32. Вновь на Котласской пересылке
Наш конвойный привел нас на пересылку, сдал под расписку в комендатуру. Поскольку у меня срок был 15 лет, меня поместили в каторжанский барак[76].
Каторжанский барак находился в общей зоне, но от общей зоны был отгорожен высоким забором с особым дежурным, день и ночь мы находились взаперти[77].
Рядом с нашим бараком находился второй барак, служивший изолятором, куда сажали уголовников за кражу, картежную игру, отказ от работы, драку и другие лагерные преступления.
При нахождении рядом с этим элементом не было никакой гарантии, что у тебя не стащат последнее твое барахло, так как уголовный элемент из изолятора имел свободный доступ в наш барак.
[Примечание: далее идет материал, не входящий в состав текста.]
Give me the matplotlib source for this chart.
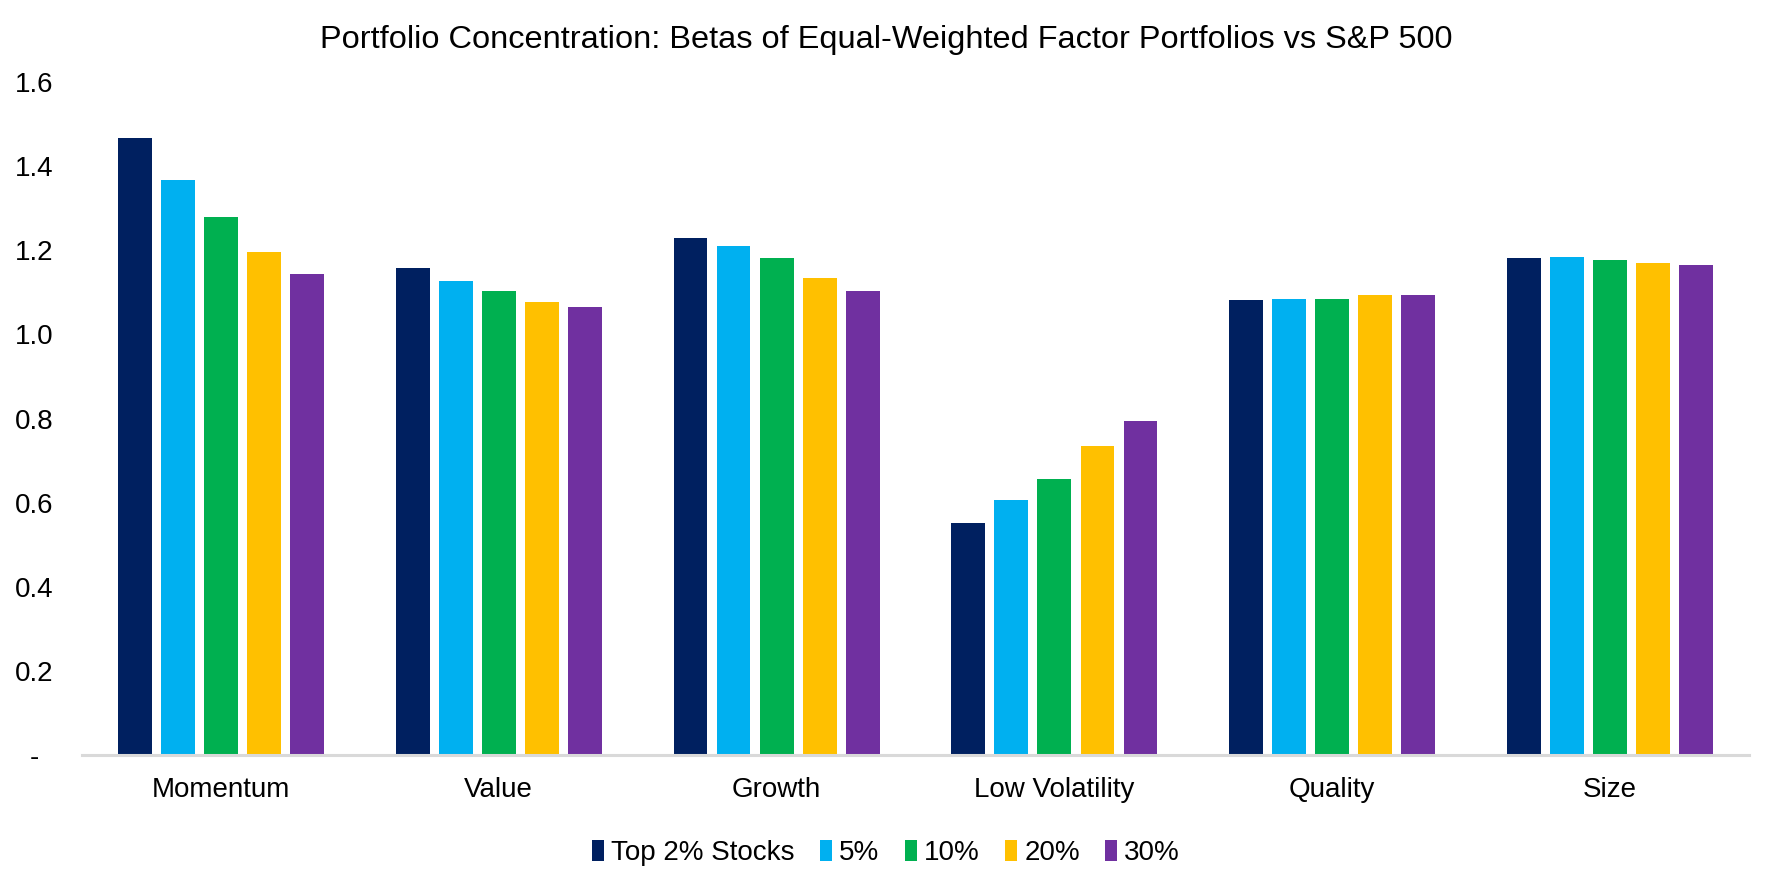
import matplotlib
matplotlib.use("Agg")
import matplotlib.pyplot as plt
import numpy as np
from matplotlib.patches import Patch

plt.rcParams['font.family'] = ['Liberation Sans', 'DejaVu Sans']

categories = ["Momentum", "Value", "Growth", "Low Volatility", "Quality", "Size"]
series_names = ["Top 2% Stocks", "5%", "10%", "20%", "30%"]
top2 = [1.466, 1.157, 1.230, 0.551, 1.081, 1.181]
p5 = [1.366, 1.126, 1.209, 0.606, 1.085, 1.183]
p10 = [1.280, 1.102, 1.181, 0.656, 1.085, 1.176]
p20 = [1.195, 1.078, 1.135, 0.734, 1.093, 1.169]
p30 = [1.143, 1.064, 1.104, 0.793, 1.093, 1.166]
series = [top2, p5, p10, p20, p30]
colors = ["#002060", "#00B0F0", "#00B050", "#FFC000", "#7030A0"]
yticks = [0, 0.2, 0.4, 0.6, 0.8, 1.0, 1.2, 1.4, 1.6]
ytick_labels = ["-", "0.2", "0.4", "0.6", "0.8", "1.0", "1.2", "1.4", "1.6"]

fig = plt.figure(figsize=(17.72, 8.86), dpi=100)
ax = fig.add_axes([0.0463, 0.1479, 0.9407, 0.7595])

x = np.arange(len(categories))
pitch = 0.155
width = 0.122
for i, (vals, c) in enumerate(zip(series, colors)):
    ax.bar(x + (i - 2) * pitch, vals, width=width, color=c, zorder=2)

ax.set_xlim(-0.5, len(categories) - 0.5)
ax.set_ylim(0, 1.6)
ax.set_yticks(yticks)
ax.set_yticklabels(ytick_labels, fontsize=20, color="#000000")
for lab in ax.get_yticklabels():
    lab.set_horizontalalignment('center')
ax.tick_params(axis='y', length=0, pad=34.5)
ax.set_xticks(x)
ax.set_xticklabels(categories, fontsize=20)
ax.tick_params(axis='x', length=0, pad=16)

for s in ['top', 'right', 'left']:
    ax.spines[s].set_visible(False)
ax.spines['bottom'].set_color('#D9D9D9')
ax.spines['bottom'].set_linewidth(2.2)
ax.spines['bottom'].set_zorder(3)

fig.text(0.5, 0.955, "Portfolio Concentration: Betas of Equal-Weighted Factor Portfolios vs S&P 500",
         ha='center', va='center', fontsize=23.4)

handles = [Patch(facecolor=c, edgecolor='none') for c in colors]
fig.legend(handles, series_names, loc='center', bbox_to_anchor=(0.5, 0.037), ncol=5,
           frameon=False, fontsize=20, handlelength=0.45, handleheight=0.75,
           handletextpad=0.25, columnspacing=0.9)

fig.savefig("out.png", dpi=100)
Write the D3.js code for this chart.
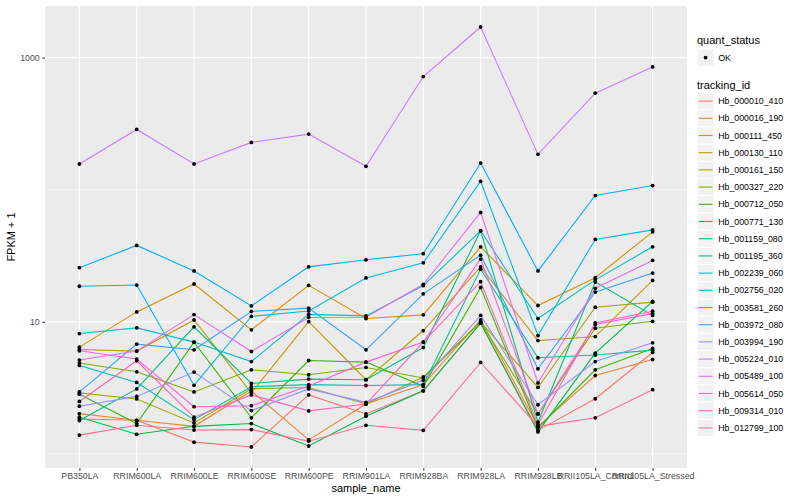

В бараке, как и везде, были сплошные двойные нары. Здесь помещалось около трехсот человек. За исключением меня все были каторжане; было много бывших членов партии.
Утром нас поднимали в 3 часа и гнали в столовую завтракать. Так как пропускная способность столовой была малая, она не могла пропустить весь контингент к выходу на работу.
Нам после завтрака часа два приходилось околачиваться во дворе до прихода дежурного надзирателя.